A problem manufactured to create solutions
Email is overrated as a normal person problem. But you would never know it from the coverage of tech journalists or the dramatic rollouts of email “solutions” like IBM Verse (18 years late to the webmail party), Google Inbox, or the recent Gmail for Android redesign. For upper-level managers and VP/C-level executives, email is almost all there is. In June 2006, Paul Graham wrote:
“If you ask eminent people what’s wrong with their lives, the first thing they’ll complain about is the lack of time. A friend of mine at Google is fairly high up in the company and went to work for them long before they went public. In other words, he’s now rich enough not to have to work. I asked him if he could still endure the annoyances of having a job, now that he didn’t have to. And he said that there weren’t really any annoyances, except—and he got a wistful look when he said this—that he got so much email.”
The real lesson here is not to be eminent, but the more obvious one is that email is a tax on “productivity.” The latter term has become so overloaded over the past century, to the point that it is now meaningless. To have email is to have problems, and to have problems is, increasingly, to have no time at all. Cue Quinn Norton:
“We multitask, we update, and we conflate status with long hours worked in no paid overtime systems for the nebulous and fantastic status of being Too Important to have Time to Ourselves, time to waste. But this incarnation of the American dream is all about doing, and nothing about doing anything good, or even thinking about what one was doing beyond how to do more of it more efficiently. It was not even the surrenders to hedonism and debauchery or greed our literary dreams have recorded before. It is a surrender to nothing, to a nothingness of lived accounting.”
Ok, so the plague of productivity, often borne by the rat of email, is obviously entrenched in U.S. workplace culture. So why did I say email was “overrated,” if it has such depressing consequences?
Because it’s just an amplifier, rather than the source, of the problem. If email didn’t exist, Facebook or Slack or something else would pick up the slack. There would be tons of clients for those services, made by top developers and designers who would have no choice but find a replacement for email. “Solving” these new media would become the topic of numerous Medium posts and Verge articles – and a key indicator that the writer/user was serious and busy.
There’s the problem. Plenty of us have already “solved” email simply by not using it. I get maybe 5 personal account emails, tops, each day, most of them auto-generated or promotional. I understand that this admission disqualifies me from being an Eminent Serious Person, but it also relieves me of a constant “problem” of sorting through stuff that by and large doesn’t matter.

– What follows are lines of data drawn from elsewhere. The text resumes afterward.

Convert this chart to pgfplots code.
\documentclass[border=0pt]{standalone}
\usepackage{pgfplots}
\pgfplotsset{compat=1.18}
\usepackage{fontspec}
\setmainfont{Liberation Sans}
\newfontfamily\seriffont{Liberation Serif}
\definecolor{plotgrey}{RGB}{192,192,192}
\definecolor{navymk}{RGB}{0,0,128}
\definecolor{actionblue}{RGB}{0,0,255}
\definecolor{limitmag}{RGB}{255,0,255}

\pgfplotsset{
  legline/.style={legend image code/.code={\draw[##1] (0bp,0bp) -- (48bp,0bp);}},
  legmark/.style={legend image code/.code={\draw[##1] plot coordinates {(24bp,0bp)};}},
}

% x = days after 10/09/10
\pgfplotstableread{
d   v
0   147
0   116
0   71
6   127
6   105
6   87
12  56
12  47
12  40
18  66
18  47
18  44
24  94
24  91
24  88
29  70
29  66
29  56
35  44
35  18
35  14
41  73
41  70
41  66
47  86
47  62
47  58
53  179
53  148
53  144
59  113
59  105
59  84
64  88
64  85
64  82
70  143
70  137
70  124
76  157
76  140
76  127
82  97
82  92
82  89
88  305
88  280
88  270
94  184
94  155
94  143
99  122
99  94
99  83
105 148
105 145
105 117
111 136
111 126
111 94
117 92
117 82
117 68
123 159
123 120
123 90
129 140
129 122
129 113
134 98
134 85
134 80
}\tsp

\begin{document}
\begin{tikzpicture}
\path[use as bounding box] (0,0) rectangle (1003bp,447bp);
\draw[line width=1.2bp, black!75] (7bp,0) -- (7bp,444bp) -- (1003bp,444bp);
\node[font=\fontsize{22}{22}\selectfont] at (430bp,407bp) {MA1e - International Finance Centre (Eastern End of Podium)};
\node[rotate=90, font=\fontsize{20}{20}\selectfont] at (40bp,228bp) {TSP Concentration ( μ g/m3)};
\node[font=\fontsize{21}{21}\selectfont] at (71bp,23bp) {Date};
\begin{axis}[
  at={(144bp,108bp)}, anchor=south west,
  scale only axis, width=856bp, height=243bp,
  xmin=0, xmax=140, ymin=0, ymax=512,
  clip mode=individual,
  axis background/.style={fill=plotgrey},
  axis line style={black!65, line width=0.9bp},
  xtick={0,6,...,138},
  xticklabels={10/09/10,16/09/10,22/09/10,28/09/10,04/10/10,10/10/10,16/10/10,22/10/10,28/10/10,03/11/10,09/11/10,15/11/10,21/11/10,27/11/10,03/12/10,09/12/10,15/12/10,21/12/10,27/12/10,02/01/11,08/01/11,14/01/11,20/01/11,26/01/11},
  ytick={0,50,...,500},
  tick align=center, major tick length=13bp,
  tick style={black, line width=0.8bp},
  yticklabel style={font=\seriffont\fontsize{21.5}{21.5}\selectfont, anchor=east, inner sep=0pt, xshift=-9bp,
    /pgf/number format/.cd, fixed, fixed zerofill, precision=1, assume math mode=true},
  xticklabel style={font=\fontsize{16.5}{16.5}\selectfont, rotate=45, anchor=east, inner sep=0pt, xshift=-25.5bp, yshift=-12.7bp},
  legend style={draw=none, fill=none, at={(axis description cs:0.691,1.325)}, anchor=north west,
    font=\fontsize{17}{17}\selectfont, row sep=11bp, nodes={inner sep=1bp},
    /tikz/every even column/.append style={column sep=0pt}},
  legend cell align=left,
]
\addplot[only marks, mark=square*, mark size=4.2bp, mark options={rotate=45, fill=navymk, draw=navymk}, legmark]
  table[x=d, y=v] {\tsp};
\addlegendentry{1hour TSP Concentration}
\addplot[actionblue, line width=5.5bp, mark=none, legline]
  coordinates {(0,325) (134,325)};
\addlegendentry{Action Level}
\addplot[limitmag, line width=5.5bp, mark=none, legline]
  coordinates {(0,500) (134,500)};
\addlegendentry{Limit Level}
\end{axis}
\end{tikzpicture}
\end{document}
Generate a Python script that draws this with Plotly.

Even at work, where I may get 20 emails a day, 19 of them usually require no action. I could reply to some – i.e., with “Thanks, I’ll keep this in mind” – but a lot of those responses would be political exercises. Email is a lifestyle choice, not an intractable force.
Moreover, I think a lot of people don’t care about email, in the same way that they don’t care about calendars, maps, or Microsoft Office, as Benedict Evans pointed out in a recent tweet. Through the lens of the tech press, you’d think that email was one of the top problems facing humanity today. Through the lenses of my eyes on the subway, I see every phone on Snapchat, Facebook, or a Web browser, not an email client.

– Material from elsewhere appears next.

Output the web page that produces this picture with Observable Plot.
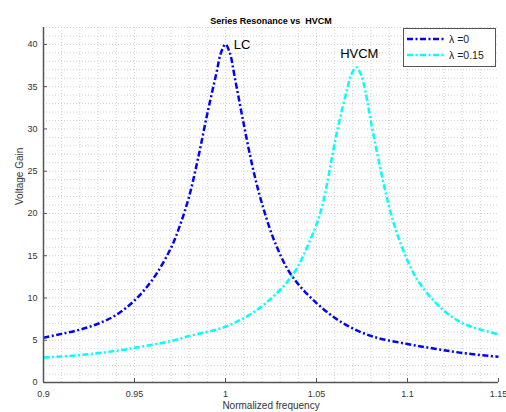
<!DOCTYPE html>
<html><head><meta charset="utf-8">
<script src="https://cdn.jsdelivr.net/npm/d3@7"></script>
<script src="https://cdn.jsdelivr.net/npm/@observablehq/plot@0.6"></script>
<style>
body{margin:0;background:#fff;}
#chart{position:relative;width:506px;height:412px;font-family:"Liberation Sans",Arial,sans-serif;}
#legend{position:absolute;left:403px;top:28px;width:91px;height:37px;border:1.5px solid #555;background:#fff;}
</style>
</head><body><div id="chart"></div>
<script>
const title = "Series Resonance vs  HVCM";
const xLabel = "Normalized frequency";
const yLabel = "Voltage Gain";
const seriesNames = ["λ =0", "λ =0.15"];
const seriesColors = ["#0000ff", "#00ffff"];
const xTicks = [0.9, 0.95, 1, 1.05, 1.1, 1.15];
const xTickLabels = ["0.9", "0.95", "1", "1.05", "1.1", "1.15"];
const yTicks = [0, 5, 10, 15, 20, 25, 30, 35, 40];

// LC (λ = 0)
const lcFreq = [0.90, 0.91, 0.92, 0.93, 0.94, 0.95, 0.96, 0.97, 0.975, 0.98, 0.985, 0.99, 0.995, 0.9975, 1.0, 1.0025, 1.005, 1.01, 1.015, 1.02, 1.0275, 1.0365, 1.05, 1.064, 1.08, 1.10, 1.115, 1.13, 1.15];
const lcGain = [5.3, 5.75, 6.25, 6.95, 8.0, 9.7, 12.2, 15.9, 18.6, 22.0, 26.6, 31.8, 36.6, 39.0, 40.0, 38.9, 36.2, 30.6, 25.4, 21.2, 16.4, 12.6, 9.4, 7.1, 5.5, 4.55, 4.0, 3.5, 3.05];

// HVCM (λ = 0.15)
const hvcmFreq = [0.90, 0.92, 0.94, 0.95, 0.97, 0.98, 1.0, 1.018, 1.0365, 1.0456, 1.0524, 1.0612, 1.0667, 1.069, 1.0718, 1.0745, 1.0768, 1.081, 1.0905, 1.097, 1.105, 1.1143, 1.1235, 1.1326, 1.15];
const hvcmGain = [2.95, 3.25, 3.75, 4.1, 4.9, 5.5, 6.6, 8.7, 12.6, 16.4, 20.3, 29.6, 34.6, 36.4, 37.3, 36.4, 34.5, 29.6, 20.3, 16.0, 12.3, 9.7, 7.9, 6.8, 5.7];

const annoText = ["LC", "HVCM"];
const annoX = [1.0045, 1.0735];
const annoY = [39.9, 38.9];

const rows = [
  ...lcFreq.map((f, i) => ({f, g: lcGain[i], s: seriesNames[0]})),
  ...hvcmFreq.map((f, i) => ({f, g: hvcmGain[i], s: seriesNames[1]}))
];

const axisColor = "#555";
const dash = "6,2.5,2,2.5";
const plot = Plot.plot({
  width: 506, height: 412,
  marginTop: 27, marginRight: 8, marginBottom: 30, marginLeft: 43,
  style: {fontFamily: "Liberation Sans, Arial, sans-serif", fontSize: "9px", color: "#333", background: "#fff", overflow: "visible"},
  x: {domain: [0.9, 1.15]},
  y: {domain: [0, 42]},
  color: {domain: seriesNames, range: seriesColors},
  marks: [
    Plot.gridX({interval: 0.01, stroke: "#d2d2d2", strokeOpacity: 1, strokeDasharray: "1,2"}),
    Plot.gridY({interval: 1, stroke: "#d2d2d2", strokeOpacity: 1, strokeDasharray: "1,2"}),
    Plot.line(rows, {x: "f", y: "g", z: "s", stroke: "s", strokeWidth: 2.5, strokeDasharray: dash, strokeLinecap: "butt", curve: "catmull-rom"}),
    Plot.ruleX([0.9], {stroke: axisColor, strokeWidth: 1.5}),
    Plot.ruleY([0], {stroke: axisColor, strokeWidth: 1.5}),
    Plot.axisX({ticks: xTicks, tickFormat: d => xTickLabels[xTicks.indexOf(d)], tickSize: -4, tickPadding: 12, stroke: axisColor, label: null}),
    Plot.axisY({ticks: yTicks, tickSize: -4, tickPadding: 10, stroke: axisColor, label: null}),
    Plot.text([xLabel], {frameAnchor: "bottom", dy: 26, fontSize: 10, fill: "#333"}),
    Plot.text([yLabel], {frameAnchor: "left", dx: -24, rotate: -90, fontSize: 10, fill: "#333"}),
    Plot.text([title], {frameAnchor: "top", dy: -10, fontWeight: "bold", fontSize: 9, fill: "#000"}),
    Plot.text([0], {x: i => annoX[i], y: i => annoY[i], text: i => annoText[i], textAnchor: "start", fontSize: 13, fill: "#000"}),
    Plot.text([1], {x: i => annoX[i], y: i => annoY[i], text: i => annoText[i], textAnchor: "middle", fontSize: 13, fill: "#000"})
  ]
});
const chart = document.getElementById("chart");
chart.appendChild(plot);

// legend
const legend = d3.select(chart).append("div").attr("id", "legend");
const lsvg = legend.append("svg").attr("width", 91).attr("height", 37);
seriesNames.forEach((name, i) => {
  const y = 10 + i * 16;
  lsvg.append("line").attr("x1", 3).attr("x2", 42).attr("y1", y).attr("y2", y)
    .attr("stroke", seriesColors[i]).attr("stroke-width", 2.5).attr("stroke-dasharray", dash);
  lsvg.append("text").attr("x", 45).attr("y", y).attr("dy", "0.35em")
    .attr("font-size", 10.5).attr("font-family", "Liberation Sans, Arial, sans-serif").attr("fill", "#222").text(name);
});
</script>
</body></html>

So what is email good for?
Email is the price of admission to a certain segment of the culture, meant to exhaust workers and ultimately preserve the status quo. Which is too bad, since it’s a powerful enabler of thought – as long as you’re writing in drafts.
In high school – probably the peak of my email usage, since it was still a novel tool for me back then, plus it had no competition at the time – I wrote a lot of long emails that contained small plays and novellas in them. I have since found this behavior hard to replicate outside the inbox, no matter what writing tool I use.

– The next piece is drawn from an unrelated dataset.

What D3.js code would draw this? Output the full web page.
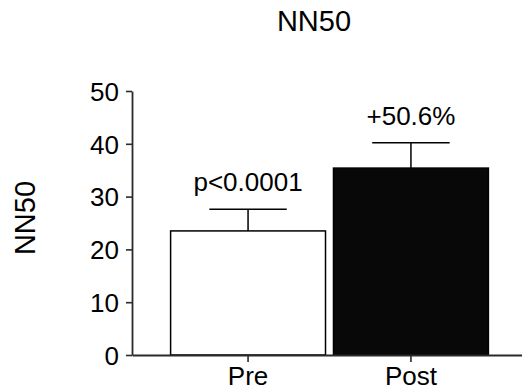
<!DOCTYPE html>
<html>
<head>
<meta charset="utf-8">
<script src="https://cdn.jsdelivr.net/npm/d3@7/dist/d3.min.js"></script>
<style>
  html, body { margin: 0; padding: 0; background: #fff; }
  svg { display: block; font-family: "Liberation Sans", Arial, sans-serif; }
</style>
</head>
<body>
<svg id="chart" width="522" height="392"></svg>
<script>
// NN50 before and after intervention (mean with upper SEM bar)
const categories = ["Pre", "Post"];
const means = [23.5, 35.4];
const sem = [4.1, 4.8];
const barFills = ["#ffffff", "#080808"];
const annotations = ["p<0.0001", "+50.6%"];
const yTicks = [0, 10, 20, 30, 40, 50];

const svg = d3.select("#chart");

const x = d3.scaleBand()
  .domain(categories)
  .range([132, 527])
  .paddingInner(0.049)
  .paddingOuter(0.237);

const y = d3.scaleLinear()
  .domain([0, 50])
  .range([355, 91]);

const axisColor = "#2a2a2a";

// Title
svg.append("text")
  .attr("x", 314)
  .attr("y", 31)
  .attr("text-anchor", "middle")
  .attr("font-size", 29)
  .attr("fill", "#000")
  .text("NN50");

// Y-axis title
svg.append("text")
  .attr("transform", "translate(35,218) rotate(-90)")
  .attr("text-anchor", "middle")
  .attr("font-size", 29)
  .attr("fill", "#000")
  .text("NN50");

// Bars
svg.append("g")
  .selectAll("rect")
  .data(categories)
  .join("rect")
  .attr("x", d => x(d))
  .attr("y", (d, i) => y(means[i]))
  .attr("width", x.bandwidth())
  .attr("height", (d, i) => y(0) - y(means[i]))
  .attr("fill", (d, i) => barFills[i])
  .attr("stroke", "#000")
  .attr("stroke-width", 1.5);

// Upper error bars
const err = svg.append("g")
  .attr("stroke", "#000")
  .attr("stroke-width", 1.5)
  .attr("fill", "none");
categories.forEach((c, i) => {
  const cx = x(c) + x.bandwidth() / 2;
  const capHalf = x.bandwidth() / 4;
  err.append("line")
    .attr("x1", cx).attr("x2", cx)
    .attr("y1", y(means[i])).attr("y2", y(means[i] + sem[i]));
  err.append("line")
    .attr("x1", cx - capHalf).attr("x2", cx + capHalf)
    .attr("y1", y(means[i] + sem[i])).attr("y2", y(means[i] + sem[i]));
});

// Annotations above the bars
svg.append("g")
  .selectAll("text")
  .data(categories)
  .join("text")
  .attr("x", d => x(d) + x.bandwidth() / 2)
  .attr("y", (d, i) => y(means[i] + sem[i]) - 18)
  .attr("text-anchor", "middle")
  .attr("font-size", 26)
  .attr("fill", "#000")
  .text((d, i) => annotations[i]);

// Y axis
const yAxis = svg.append("g")
  .attr("transform", "translate(132,0)")
  .call(d3.axisLeft(y).tickValues(yTicks).tickSize(6).tickSizeOuter(0).tickPadding(7));
yAxis.selectAll("text").attr("font-size", 26).attr("fill", "#000").attr("font-family", "inherit").attr("dy", "0.36em");
yAxis.selectAll("line").attr("stroke", axisColor).attr("stroke-width", 1.6);
yAxis.select(".domain").attr("stroke", axisColor).attr("stroke-width", 1.8);

// X axis
const xAxis = svg.append("g")
  .attr("transform", "translate(0,355)")
  .call(d3.axisBottom(x).tickSize(7).tickSizeOuter(0).tickPadding(5));
xAxis.selectAll("text").attr("font-size", 26).attr("fill", "#000").attr("font-family", "inherit");
xAxis.selectAll("line").attr("stroke", axisColor).attr("stroke-width", 1.6);
xAxis.select(".domain").attr("stroke", axisColor).attr("stroke-width", 1.8);
</script>
</body>
</html>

I think the magic of email draft writing is that it feels important. This feeling is the same reason, I imagine, why so many tech writers and business executives fall over themselves about email – even when it hurts, it feels good to humblebrag about getting hundreds of messages a day and signal the status that comes with that admission. Email is literally going somewhere, after all.
Other writing media have less obvious routes to dissemination. Even a blogging CMS carries with it the implication that the post may never be read in its entirety or at all. Emailing almost guarantees an audience. That’s what makes it good for writing and excellent as an enabler of anyone hungry for attention and imagined prestige.